Au sujet de l’interdiction du cellulaire dans les écoles, la FCSSQ a dit préconiser « une approche éducative, dans la mesure où l’interdiction complète à l’échelle nationale n’amènera pas automatiquement des changements de comportements ».
« L’école constitue le lieu par excellence pour vivre une vie pleine et enrichissante, même avec son téléphone. »
Dans son mémoire, la FCSSQ a aussi demandé à ce que le nouvel Institut national d’excellence en éducation « proposer en continu des balises en matière d’utilisation du numérique en classe ».
Pour en savoir plus sur le point de vue de la FCSSQ, on peut consulter ici le mémoire déposé.
Fédération des établissements d’enseignement privé (FEEP)
Pour sa part, le président de la FEEP, David Bowles, a insisté sur la formation du personnel enseignant comme élément clé pour assurer une utilisation optimale des écrans à des fins pédagogiques et une éducation au numérique adéquate, et ce, tant en formation initiale qu’en développement professionnel. Il a indiqué que le modèle 1:1 (1 pour 1), où les appareils sont gérés par l’école, permet un contrôle accru. Cependant, cette façon de faire demande que l’ensemble des intervenants scolaires soit bien informés pour choisir et implanter les meilleures solutions.
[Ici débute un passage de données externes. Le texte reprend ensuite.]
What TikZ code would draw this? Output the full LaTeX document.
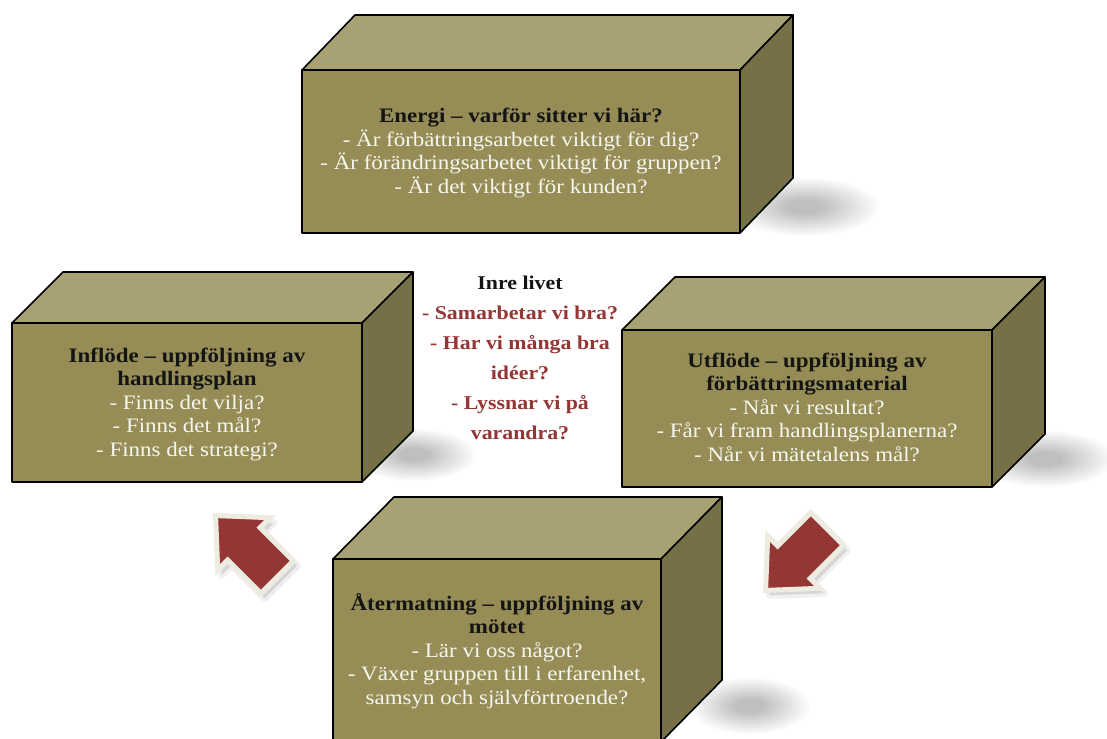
\documentclass[tikz,border=0pt]{standalone}
\usepackage{fontspec}
\setmainfont{Liberation Serif}[FakeStretch=1.12]
\usetikzlibrary{calc}

\definecolor{boxfront}{HTML}{968D56}
\definecolor{boxtop}{HTML}{A7A174}
\definecolor{boxside}{HTML}{767047}
\definecolor{arrowred}{HTML}{943634}
\definecolor{arrowrim}{HTML}{EEECE1}
\definecolor{bodytext}{HTML}{F7F6F0}
\definecolor{titletext}{HTML}{141414}

\tikzset{
  boxedge/.style={draw=black,line width=1.6pt,line join=round},
  boxtext/.style={align=center,text=bodytext,inner sep=0pt,
    font=\fontsize{20.5}{23.5}\selectfont},
  centertext/.style={align=center,text=arrowred,inner sep=0pt,
    font=\fontsize{19.5}{30}\selectfont\bfseries},
}

% olive cuboid: front face (x0,y0)-(x1,y1), depth dx to the right and dy upwards
\newcommand\olivebox[6]{%
  \filldraw[boxedge,fill=boxtop] (#1,#2) -- ({#1+#5},{#2-#6}) -- ({#3+#5},{#2-#6}) -- (#3,#2) -- cycle;
  \filldraw[boxedge,fill=boxside] (#3,#2) -- ({#3+#5},{#2-#6}) -- ({#3+#5},{#4-#6}) -- (#3,#4) -- cycle;
  \filldraw[boxedge,fill=boxfront] (#1,#2) rectangle (#3,#4);
}

% soft cast shadow: many nested ellipses, darkest in the middle
\newcommand\castshadow[4]{%
  \foreach \s in {1,0.95,...,0.2}
    \fill[black,opacity=0.016] (#1,#2) ellipse [x radius={#3*\s},y radius={#4*\s}];
}

% block arrow pointing along the local x axis, tip at the origin
\newcommand\arrowoutline{(2,0) -- (-38,37) -- (-38,23) -- (-85,23) -- (-85,-23) -- (-38,-23) -- (-38,-37) -- cycle}
\newcommand\blockarrow[3]{%
  \begin{scope}[shift={({#1+4},{#2+5})},rotate=#3]
    \fill[black,opacity=0.10] \arrowoutline;
    \draw[black,opacity=0.06,line width=7pt,line join=round] \arrowoutline;
  \end{scope}
  \begin{scope}[shift={(#1,#2)},rotate=#3]
    \filldraw[fill=arrowred,draw=arrowrim,line width=5pt,line join=miter] \arrowoutline;
  \end{scope}
}

\begin{document}
\begin{tikzpicture}[x=1pt,y=-1pt]
  \useasboundingbox (0,0) rectangle (1107,738);
  \fill[white] (0,0) rectangle (1107,738);
  \clip (0,0) rectangle (1107,738);

  % shadows behind the cuboids
  \castshadow{805}{207}{74}{29}
  \castshadow{414}{455}{62}{26}
  \castshadow{1045}{459}{70}{28}
  \castshadow{750}{706}{60}{28}

  % the four cuboids
  \olivebox{302}{70}{740}{233}{53}{55}
  \olivebox{12}{323}{362}{482}{51}{51}
  \olivebox{622}{330}{992}{487}{53}{53}
  \olivebox{333}{559}{661}{742}{61}{62}

  % arrows between the lower cuboids
  \blockarrow{217}{517}{135}
  \blockarrow{767}{589}{225}

  % texts
  \node[boxtext] (energy) at (521,153)
    {\textcolor{titletext}{\textbf{Energi – varför sitter vi här?}}\\
     - Är förbättringsarbetet viktigt för dig?\\
     - Är förändringsarbetet viktigt för gruppen?\\
     - Är det viktigt för kunden?};

  \node[boxtext] (inflow) at (187,404)
    {\textcolor{titletext}{\textbf{Inflöde – uppföljning av}}\\
     \textcolor{titletext}{\textbf{handlingsplan}}\\
     - Finns det vilja?\\
     - Finns det mål?\\
     - Finns det strategi?};

  \node[boxtext] (outflow) at (807,407)
    {\textcolor{titletext}{\textbf{Utflöde – uppföljning av}}\\
     \textcolor{titletext}{\textbf{förbättringsmaterial}}\\
     - Når vi resultat?\\
     - Får vi fram handlingsplanerna?\\
     - Når vi mätetalens mål?};

  \node[boxtext] (feedback) at (497,651)
    {\textcolor{titletext}{\textbf{Återmatning – uppföljning av}}\\
     \textcolor{titletext}{\textbf{mötet}}\\
     - Lär vi oss något?\\
     - Växer gruppen till i erfarenhet,\\
     samsyn och självförtroende?};

  \node[centertext] (innerlife) at (520,358)
    {\textcolor{titletext}{Inre livet}\\
     - Samarbetar vi bra?\\
     - Har vi många bra\\
     idéer?\\
     - Lyssnar vi på\\
     varandra?};
\end{tikzpicture}
\end{document}
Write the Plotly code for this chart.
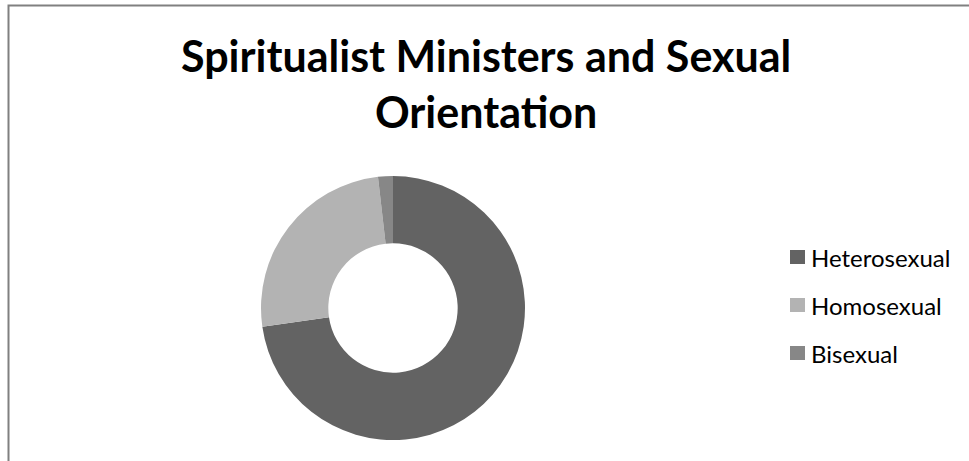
import plotly.graph_objects as go

labels = ["Heterosexual", "Homosexual", "Bisexual"]
values = [40, 14, 1]
colors = ["#636363", "#b3b3b3", "#878787"]
title_text = "Spiritualist Ministers and Sexual<br>Orientation"

W, H = 969, 461
cx, cy, r = 393, 308, 132

fig = go.Figure(go.Pie(
    labels=labels, values=values, hole=0.49, sort=False, direction="clockwise",
    rotation=0, marker=dict(colors=colors, line=dict(width=0)),
    textinfo="none", hoverinfo="label+value+percent", showlegend=False,
    domain=dict(x=[(cx - r) / W, (cx + r) / W], y=[1 - (cy + r) / H, 1 - (cy - r) / H]),
))

shapes = [dict(type="rect", xref="paper", yref="paper",
               x0=8.5 / W, x1=1.2, y0=-0.2, y1=1 - 5.5 / H,
               line=dict(color="#808080", width=2), fillcolor="rgba(0,0,0,0)")]
annotations = [dict(text="<b>" + title_text + "</b>", xref="paper", yref="paper",
                    x=486 / W, y=1 - 83 / H, xanchor="center", yanchor="middle",
                    showarrow=False, font=dict(family="Lato", size=43, color="#000000"))]

leg_y = [257, 305, 353]
for lab, col, yy in zip(labels, colors, leg_y):
    shapes.append(dict(type="rect", xref="paper", yref="paper",
                       x0=790 / W, x1=805 / W, y0=1 - (yy + 7) / H, y1=1 - (yy - 7) / H,
                       line=dict(width=0), fillcolor=col))
    annotations.append(dict(text=lab, xref="paper", yref="paper", x=809 / W, y=1 - yy / H,
                            xanchor="left", yanchor="middle", showarrow=False,
                            font=dict(family="Lato", size=24, color="#000000")))

fig.update_layout(width=W, height=H, margin=dict(l=0, r=0, t=0, b=0),
                  paper_bgcolor="white", plot_bgcolor="white",
                  shapes=shapes, annotations=annotations)
fig.write_html("out.html")
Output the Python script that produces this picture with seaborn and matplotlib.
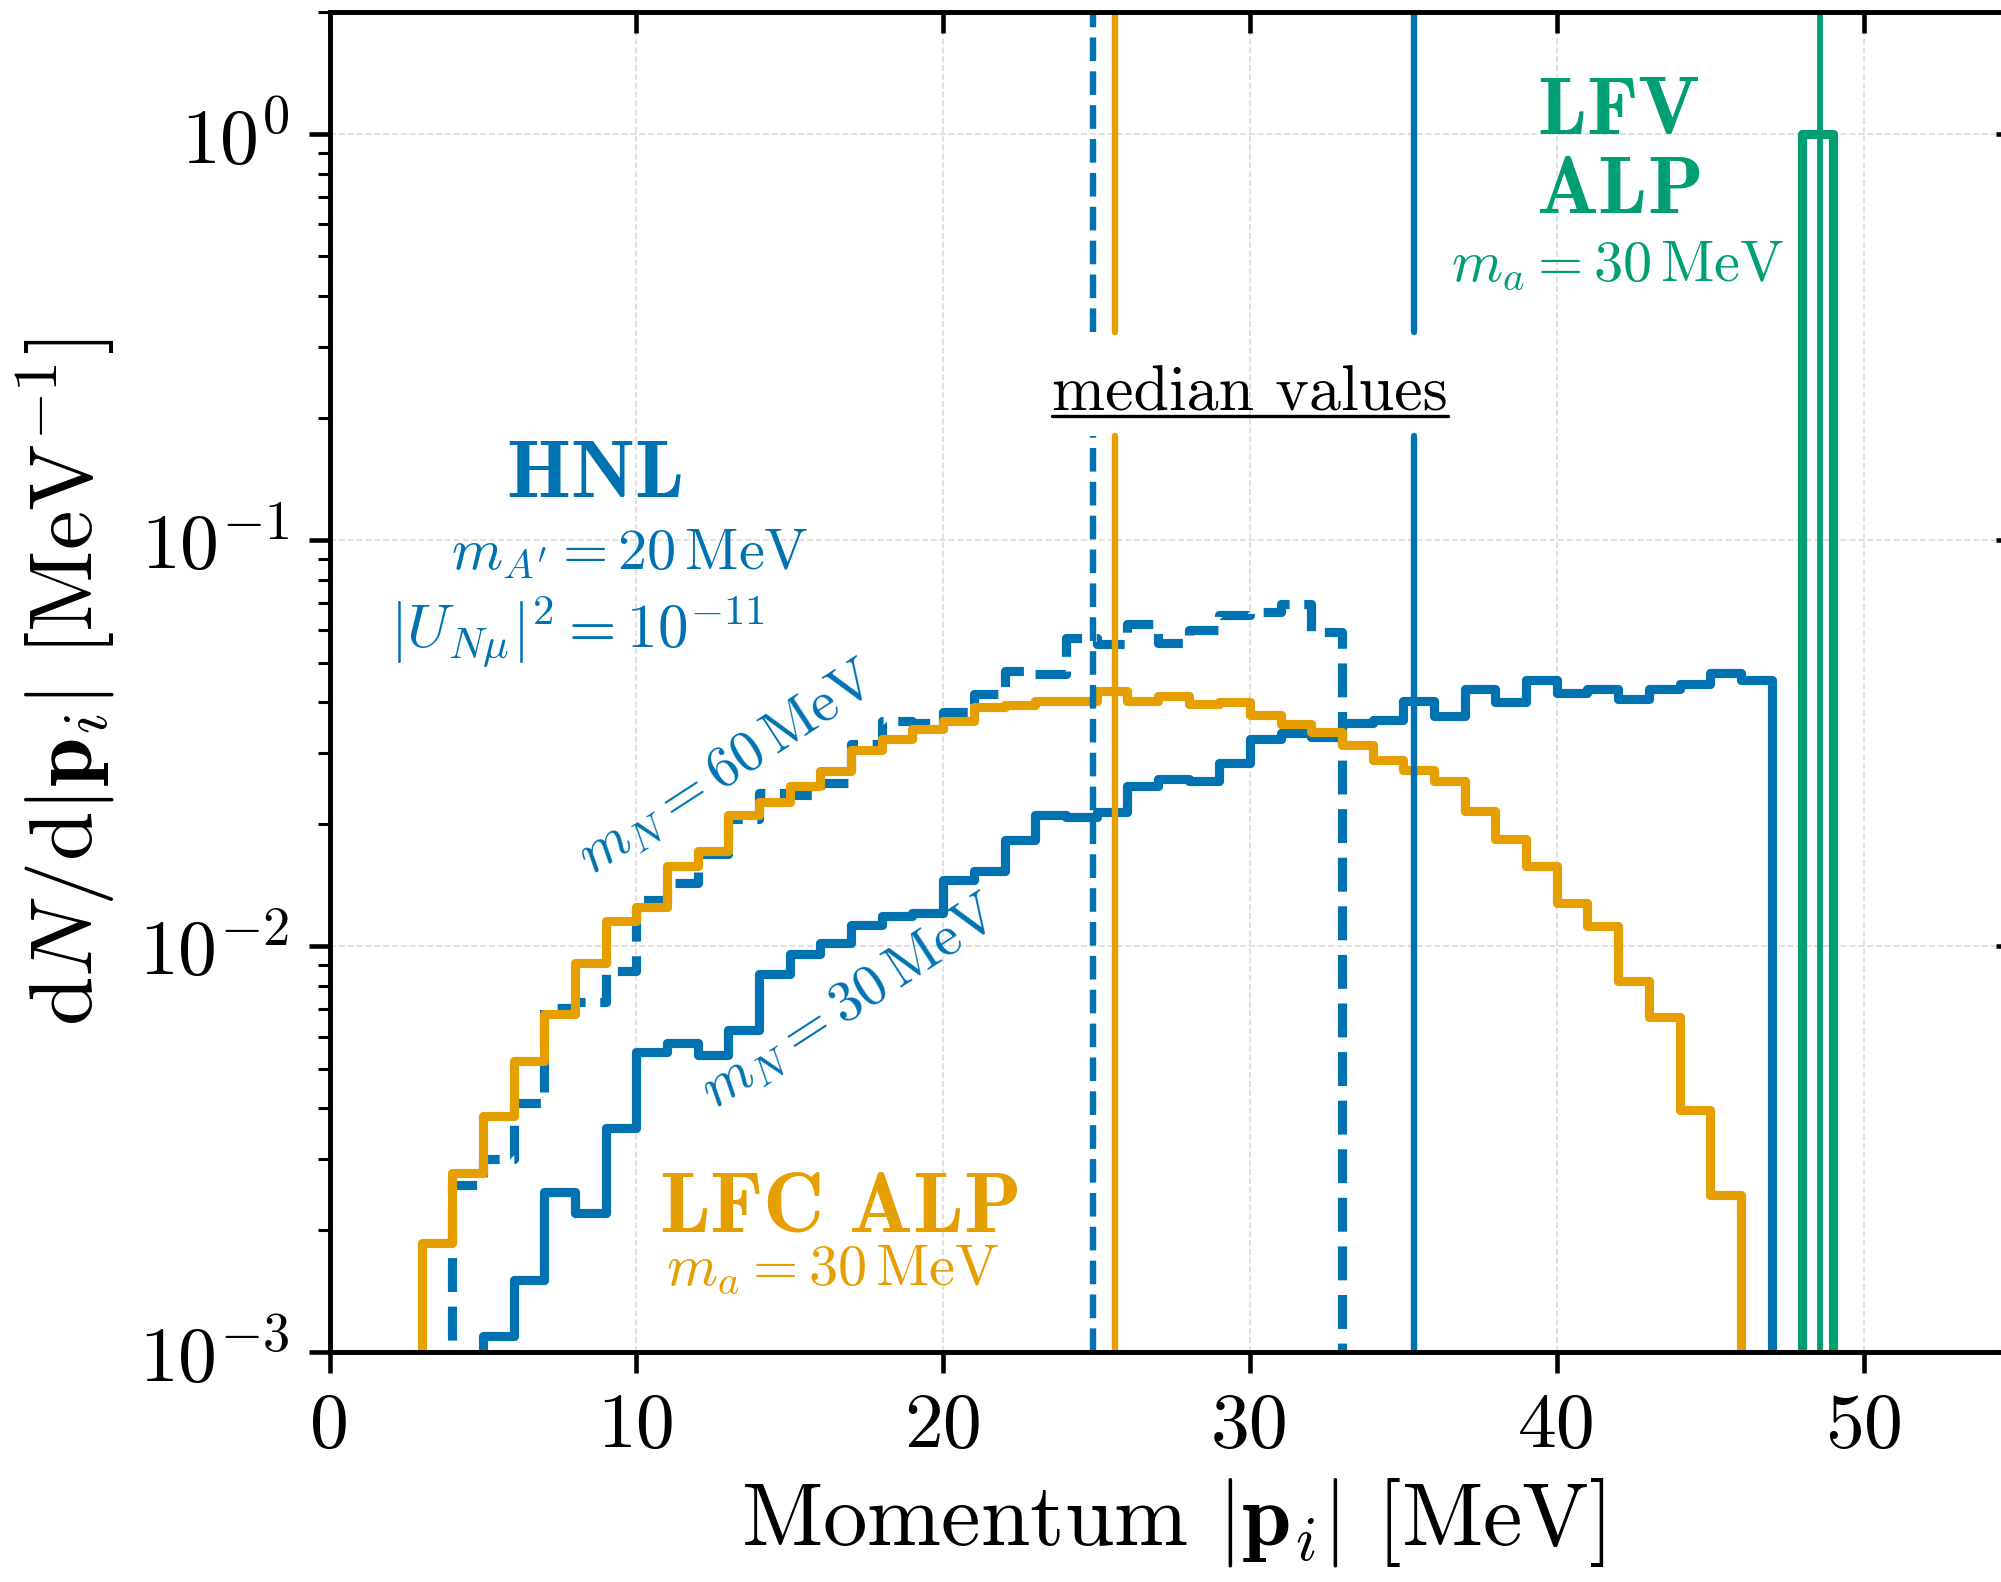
import numpy as np
import pandas as pd
import seaborn as sns
import matplotlib.pyplot as plt
from matplotlib.lines import Line2D
from matplotlib.ticker import LogLocator, NullFormatter

# ==========================================
# data: 1 MeV bins, values in MeV^-1
# ==========================================
hnl30_start = 4
hnl30_vals = [0, 0.00110, 0.00151, 0.00249, 0.00221, 0.00358, 0.00549, 0.00578,
              0.00541, 0.00621, 0.00855, 0.00958, 0.01019, 0.0113, 0.0119, 0.0121,
              0.0146, 0.0153, 0.0183, 0.0211, 0.0208, 0.0214, 0.0249, 0.0259,
              0.0256, 0.0283, 0.0325, 0.0335, 0.0327, 0.0355, 0.0362, 0.0402,
              0.0369, 0.0431, 0.0399, 0.0454, 0.0420, 0.0431, 0.0406, 0.0431,
              0.0443, 0.0472, 0.0452, 0]

hnl60_start = 3
hnl60_vals = [0, 0.00259, 0.0030, 0.00411, 0.00704, 0.0073, 0.0087, 0.0130,
              0.0143, 0.0169, 0.0206, 0.0238, 0.0236, 0.0252, 0.0316, 0.0358,
              0.0355, 0.0378, 0.0419, 0.0478, 0.0469, 0.0574, 0.0554, 0.0621,
              0.0558, 0.0600, 0.0656, 0.0665, 0.0697, 0.0594, 0]

lfc_start = 2
lfc_vals = [0, 0.00186, 0.00277, 0.00382, 0.00521, 0.00680, 0.00910, 0.01155,
            0.01253, 0.0158, 0.0172, 0.0211, 0.0227, 0.0249, 0.0270, 0.0305,
            0.0325, 0.0344, 0.0359, 0.0388, 0.0392, 0.0402, 0.0402, 0.0425,
            0.0402, 0.0413, 0.0396, 0.0400, 0.0371, 0.0353, 0.0337, 0.0313,
            0.0287, 0.0272, 0.0255, 0.0215, 0.0184, 0.0158, 0.0128, 0.01125,
            0.00822, 0.00669, 0.00395, 0.00244, 0]

lfv_start = 47
lfv_vals = [0, 1.0, 0]

# median momenta [MeV]
median_hnl60 = 24.9
median_lfc = 25.6
median_hnl30 = 35.35
median_lfv = 48.57

xticks = [0, 10, 20, 30, 40, 50]
xtick_labels = ['0', '10', '20', '30', '40', '50']
yticks = [1e-3, 1e-2, 1e-1, 1e0]
ytick_labels = [r'$10^{-3}$', r'$10^{-2}$', r'$10^{-1}$', r'$10^{0}$']

BLUE = '#0072B2'
ORANGE = '#E69F00'
GREEN = '#009E73'

# ==========================================
# style
# ==========================================
sns.set_theme(style='ticks')
plt.rcParams.update({
    'font.family': 'serif',
    'font.serif': ['cmr10'],
    'mathtext.fontset': 'cm',
    'axes.unicode_minus': False,
    'axes.formatter.use_mathtext': True,
    'axes.linewidth': 3.3,
    'axes.edgecolor': 'black',
    'axes.labelcolor': 'black',
    'text.color': 'black',
    'xtick.color': 'black',
    'ytick.color': 'black',
})

fig = plt.figure(figsize=(20.01, 15.82), dpi=100)
ax = fig.add_axes([0.16467, 0.14507, 0.84333, 0.84734])

LW = 6.6


def draw_hist(start, vals, **kw):
    edges = [float(start + i) for i in range(len(vals) + 1)]
    df = pd.DataFrame({'p': [e + 0.5 for e in edges[:-1]],
                       'w': [float(v) for v in vals]})
    sns.histplot(data=df, x='p', weights='w', bins=edges, element='step',
                 fill=False, ax=ax, lw=LW, **kw)


draw_hist(hnl30_start, hnl30_vals, color=BLUE)
draw_hist(hnl60_start, hnl60_vals, color=BLUE, ls='--')
draw_hist(lfc_start, lfc_vals, color=ORANGE)
draw_hist(lfv_start, lfv_vals, color=GREEN)

# median lines, interrupted around the "median values" label
gap_lo, gap_hi = 0.6837, 0.7613
for m, col, ls in [(median_hnl60, BLUE, '--'),
                   (median_lfc, ORANGE, '-'),
                   (median_hnl30, BLUE, '-')]:
    ax.axvline(m, ymin=0, ymax=gap_lo, color=col, ls=ls, lw=4.6)
    ax.axvline(m, ymin=gap_hi, ymax=1, color=col, ls=ls, lw=4.6)
ax.axvline(median_lfv, color=GREEN, lw=4.2)

ax.set_yscale('log')
ax.set_xlim(0, 55)
ax.set_ylim(1e-3, 2)

ax.set_xticks(xticks, labels=xtick_labels)
ax.set_yticks(yticks, labels=ytick_labels)
ax.yaxis.set_minor_locator(LogLocator(base=10, subs=np.arange(2, 10)))
ax.yaxis.set_minor_formatter(NullFormatter())
ax.tick_params(axis='both', which='major', direction='out', length=15,
               width=3.3, labelsize=56, pad=14, colors='black')
ax.tick_params(axis='y', which='minor', direction='out', length=9, width=2.2,
               colors='black')
ax.tick_params(axis='x', which='minor', bottom=False, top=False)

ax.grid(True, which='major', ls='--', lw=1.2, color='#dcdcdc')
ax.set_axisbelow(True)

# inward ticks on the top edge
tick_frac = 21.0 / 1340.5
for xt in xticks:
    ax.plot([xt, xt], [1.0, 1.0 - tick_frac], transform=ax.get_xaxis_transform(),
            color='black', lw=3.3, solid_capstyle='butt', clip_on=False, zorder=5)

# inward ticks on the right edge, via a twin axis
axr = ax.twinx()
axr.set_yscale('log')
axr.set_ylim(ax.get_ylim())
axr.set_yticks(yticks, labels=[''] * len(yticks))
axr.yaxis.set_minor_locator(LogLocator(base=10, subs=np.arange(2, 10)))
axr.yaxis.set_minor_formatter(NullFormatter())
axr.tick_params(axis='y', which='major', direction='in', length=15, width=3.3,
                right=True, left=False, labelright=False, colors='black')
axr.tick_params(axis='y', which='minor', direction='in', length=9, width=2.2,
                right=True, left=False, colors='black')

ax.set_xlabel(r'Momentum $|\mathbf{p}_i|$ [MeV]', fontsize=64, labelpad=10)
ax.set_ylabel(r'$\mathrm{d}N/\mathrm{d}|\mathbf{p}_i|\ [\mathrm{MeV}^{-1}]$',
              fontsize=64, labelpad=16)

# annotations
BOLD = 59
PAR = 42
ax.text(42.0, 1.0, r'$\mathbf{LFV}$', color=GREEN, fontsize=BOLD, ha='center', va='baseline')
ax.text(42.0, 0.640, r'$\mathbf{ALP}$', color=GREEN, fontsize=BOLD, ha='center', va='baseline')
ax.text(41.97, 0.4355, r'$m_a = 30\,\mathrm{MeV}$', color=GREEN, fontsize=PAR,
        ha='center', va='baseline')

ax.text(8.62, 0.1281, r'$\mathbf{HNL}$', color=BLUE, fontsize=BOLD, ha='center', va='baseline')
ax.text(9.79, 0.0852, r"$m_{A'} = 20\,\mathrm{MeV}$", color=BLUE, fontsize=PAR,
        ha='center', va='baseline')
ax.text(8.08, 0.05453, r'$|U_{N\mu}|^2 = 10^{-11}$', color=BLUE, fontsize=44,
        ha='center', va='baseline')
ax.text(12.99, 0.02742, r'$m_N = 60\,\mathrm{MeV}$', color=BLUE, fontsize=PAR,
        rotation=33, rotation_mode='anchor', ha='center', va='center')
ax.text(17.0, 0.00729, r'$m_N = 30\,\mathrm{MeV}$', color=BLUE, fontsize=PAR,
        rotation=33, rotation_mode='anchor', ha='center', va='center')

ax.text(16.61, 0.001983, r'$\mathbf{LFC\ ALP}$', color=ORANGE, fontsize=BOLD + 2,
        ha='center', va='baseline')
ax.text(16.38, 0.001466, r'$m_a = 30\,\mathrm{MeV}$', color=ORANGE, fontsize=PAR,
        ha='center', va='baseline')

med = ax.text(30.0, 0.2085, 'median values', color='black', fontsize=46,
              ha='center', va='baseline')

# underline the "median values" label
fig.canvas.draw()
bb = med.get_window_extent().transformed(fig.transFigure.inverted())
base_y = ax.transData.transform((30.0, 0.2085))[1]
uy = fig.transFigure.inverted().transform((0, base_y - 5))[1]
fig.add_artist(Line2D([bb.x0, bb.x1], [uy, uy], color='black', lw=2.4,
                      transform=fig.transFigure))

fig.savefig('out.png', dpi=100)
plt.close(fig)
« L’école a un rôle clé à jouer pour l’éducation au numérique. De plus, ces outils, lorsqu’ils sont utilisés de manière responsable et encadrée, peuvent favoriser l’apprentissage, l’interaction sociale et la créativité. Ils contribuent à la motivation de certains élèves en les amenant à être davantage engagés dans leurs apprentissages. Surtout, ils jouent un rôle clé pour amener à la réussite des élèves ayant des défis particuliers. »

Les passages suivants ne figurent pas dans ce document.